### [Listed entries]
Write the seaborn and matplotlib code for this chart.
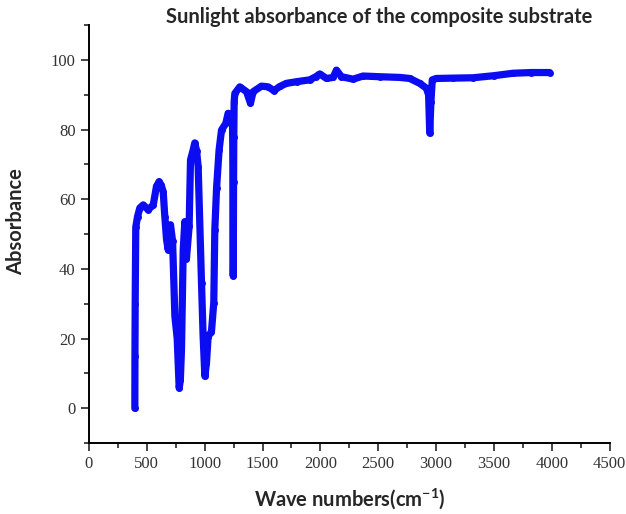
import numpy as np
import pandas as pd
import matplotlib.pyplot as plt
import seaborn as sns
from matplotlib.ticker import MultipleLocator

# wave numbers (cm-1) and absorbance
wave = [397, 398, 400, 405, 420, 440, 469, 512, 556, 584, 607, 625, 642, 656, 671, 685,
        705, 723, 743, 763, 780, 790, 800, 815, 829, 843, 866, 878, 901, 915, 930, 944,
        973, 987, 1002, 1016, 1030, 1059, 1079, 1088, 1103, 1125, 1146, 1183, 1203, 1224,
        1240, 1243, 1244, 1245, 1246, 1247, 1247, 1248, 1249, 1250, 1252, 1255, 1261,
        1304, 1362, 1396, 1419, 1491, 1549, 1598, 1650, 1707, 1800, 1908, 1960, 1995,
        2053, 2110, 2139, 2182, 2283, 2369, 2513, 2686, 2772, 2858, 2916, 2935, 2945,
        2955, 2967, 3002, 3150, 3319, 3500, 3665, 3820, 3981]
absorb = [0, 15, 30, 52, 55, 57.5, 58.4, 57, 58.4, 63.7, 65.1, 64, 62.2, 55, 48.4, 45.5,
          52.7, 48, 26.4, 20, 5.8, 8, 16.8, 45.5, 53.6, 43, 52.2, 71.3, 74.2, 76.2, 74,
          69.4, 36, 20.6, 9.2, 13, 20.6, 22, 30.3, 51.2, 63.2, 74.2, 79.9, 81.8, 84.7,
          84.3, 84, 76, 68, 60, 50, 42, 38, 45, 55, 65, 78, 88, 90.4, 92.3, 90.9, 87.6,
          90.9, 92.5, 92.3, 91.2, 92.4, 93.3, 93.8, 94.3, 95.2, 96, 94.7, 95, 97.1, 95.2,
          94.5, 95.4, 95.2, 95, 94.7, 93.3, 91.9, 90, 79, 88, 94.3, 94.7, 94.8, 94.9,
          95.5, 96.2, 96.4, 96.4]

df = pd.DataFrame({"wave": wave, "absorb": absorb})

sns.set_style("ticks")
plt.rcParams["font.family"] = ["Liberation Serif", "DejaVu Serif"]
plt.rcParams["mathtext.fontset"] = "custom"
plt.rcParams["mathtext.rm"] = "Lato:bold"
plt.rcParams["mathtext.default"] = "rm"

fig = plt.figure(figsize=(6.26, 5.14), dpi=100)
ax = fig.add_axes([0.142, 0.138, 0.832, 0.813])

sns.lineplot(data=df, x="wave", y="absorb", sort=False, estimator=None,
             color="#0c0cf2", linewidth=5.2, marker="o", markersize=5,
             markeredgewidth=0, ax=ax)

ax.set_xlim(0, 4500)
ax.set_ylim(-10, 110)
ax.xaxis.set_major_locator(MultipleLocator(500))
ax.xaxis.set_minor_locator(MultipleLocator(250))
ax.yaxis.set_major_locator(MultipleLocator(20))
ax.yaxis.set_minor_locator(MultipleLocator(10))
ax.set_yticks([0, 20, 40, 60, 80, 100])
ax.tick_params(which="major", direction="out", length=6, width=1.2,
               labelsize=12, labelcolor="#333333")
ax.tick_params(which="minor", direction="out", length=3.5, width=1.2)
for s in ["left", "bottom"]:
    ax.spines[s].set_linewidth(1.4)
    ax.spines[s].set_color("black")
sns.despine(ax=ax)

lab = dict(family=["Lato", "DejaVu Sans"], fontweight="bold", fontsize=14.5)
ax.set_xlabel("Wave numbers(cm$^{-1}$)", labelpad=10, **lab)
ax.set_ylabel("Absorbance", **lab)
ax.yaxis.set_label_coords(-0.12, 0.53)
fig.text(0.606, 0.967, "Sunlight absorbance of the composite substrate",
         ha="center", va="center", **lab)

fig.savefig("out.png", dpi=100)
* * *
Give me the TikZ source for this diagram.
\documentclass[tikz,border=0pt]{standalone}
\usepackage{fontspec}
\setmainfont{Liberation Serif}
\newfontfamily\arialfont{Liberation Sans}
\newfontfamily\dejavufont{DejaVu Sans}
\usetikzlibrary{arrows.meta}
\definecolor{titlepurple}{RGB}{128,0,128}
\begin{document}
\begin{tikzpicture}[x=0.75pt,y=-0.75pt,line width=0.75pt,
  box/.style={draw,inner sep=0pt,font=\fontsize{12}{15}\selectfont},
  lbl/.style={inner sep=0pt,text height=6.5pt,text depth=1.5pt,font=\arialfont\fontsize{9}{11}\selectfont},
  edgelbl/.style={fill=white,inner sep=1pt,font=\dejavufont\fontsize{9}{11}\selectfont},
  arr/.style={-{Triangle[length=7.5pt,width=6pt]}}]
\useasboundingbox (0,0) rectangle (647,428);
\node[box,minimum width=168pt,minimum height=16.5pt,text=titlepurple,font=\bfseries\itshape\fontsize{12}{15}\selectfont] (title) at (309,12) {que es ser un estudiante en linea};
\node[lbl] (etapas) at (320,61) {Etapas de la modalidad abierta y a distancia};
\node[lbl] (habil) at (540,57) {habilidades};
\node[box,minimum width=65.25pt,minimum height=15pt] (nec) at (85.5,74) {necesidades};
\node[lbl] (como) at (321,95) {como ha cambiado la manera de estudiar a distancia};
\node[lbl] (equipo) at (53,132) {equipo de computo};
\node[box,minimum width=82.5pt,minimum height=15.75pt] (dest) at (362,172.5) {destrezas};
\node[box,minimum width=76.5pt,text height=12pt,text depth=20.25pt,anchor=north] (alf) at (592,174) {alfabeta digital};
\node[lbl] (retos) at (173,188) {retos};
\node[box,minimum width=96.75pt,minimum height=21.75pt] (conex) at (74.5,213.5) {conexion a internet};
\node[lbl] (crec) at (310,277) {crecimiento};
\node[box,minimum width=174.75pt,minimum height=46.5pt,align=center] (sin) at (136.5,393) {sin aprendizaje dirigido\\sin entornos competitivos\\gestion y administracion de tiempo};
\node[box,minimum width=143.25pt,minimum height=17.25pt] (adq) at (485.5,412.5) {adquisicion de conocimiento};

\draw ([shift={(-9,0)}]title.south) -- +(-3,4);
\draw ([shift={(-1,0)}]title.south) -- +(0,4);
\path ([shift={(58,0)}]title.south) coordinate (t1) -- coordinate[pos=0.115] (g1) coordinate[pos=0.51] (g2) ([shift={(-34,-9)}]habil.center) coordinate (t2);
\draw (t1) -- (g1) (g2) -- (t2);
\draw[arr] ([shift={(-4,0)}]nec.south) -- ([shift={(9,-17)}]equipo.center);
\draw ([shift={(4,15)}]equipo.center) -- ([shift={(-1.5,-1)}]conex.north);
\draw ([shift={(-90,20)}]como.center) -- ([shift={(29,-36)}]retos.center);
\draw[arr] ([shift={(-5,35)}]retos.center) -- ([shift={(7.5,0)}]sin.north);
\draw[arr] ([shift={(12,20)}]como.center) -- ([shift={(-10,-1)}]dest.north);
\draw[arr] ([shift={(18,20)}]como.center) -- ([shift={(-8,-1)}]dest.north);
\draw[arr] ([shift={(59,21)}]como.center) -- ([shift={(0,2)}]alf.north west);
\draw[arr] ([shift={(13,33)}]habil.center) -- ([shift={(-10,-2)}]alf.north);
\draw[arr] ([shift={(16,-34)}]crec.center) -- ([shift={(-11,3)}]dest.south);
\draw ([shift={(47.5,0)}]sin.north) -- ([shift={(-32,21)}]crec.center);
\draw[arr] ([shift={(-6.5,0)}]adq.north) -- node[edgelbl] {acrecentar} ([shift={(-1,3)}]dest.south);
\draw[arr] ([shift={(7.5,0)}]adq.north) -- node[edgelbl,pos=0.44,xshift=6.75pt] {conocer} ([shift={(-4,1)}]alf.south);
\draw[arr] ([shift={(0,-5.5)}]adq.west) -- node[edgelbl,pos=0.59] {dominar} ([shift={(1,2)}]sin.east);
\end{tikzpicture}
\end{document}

### [Short task]
Only the stretch from the line with "Write the seaborn" through the line with "from matplotlib.ticker import MultipleLocator" should be copied, exactly and with both ends. Drop the pictures.

### [Response to this exercise]
Write the seaborn and matplotlib code for this chart.
import numpy as np
import pandas as pd
import matplotlib.pyplot as plt
import seaborn as sns
from matplotlib.ticker import MultipleLocator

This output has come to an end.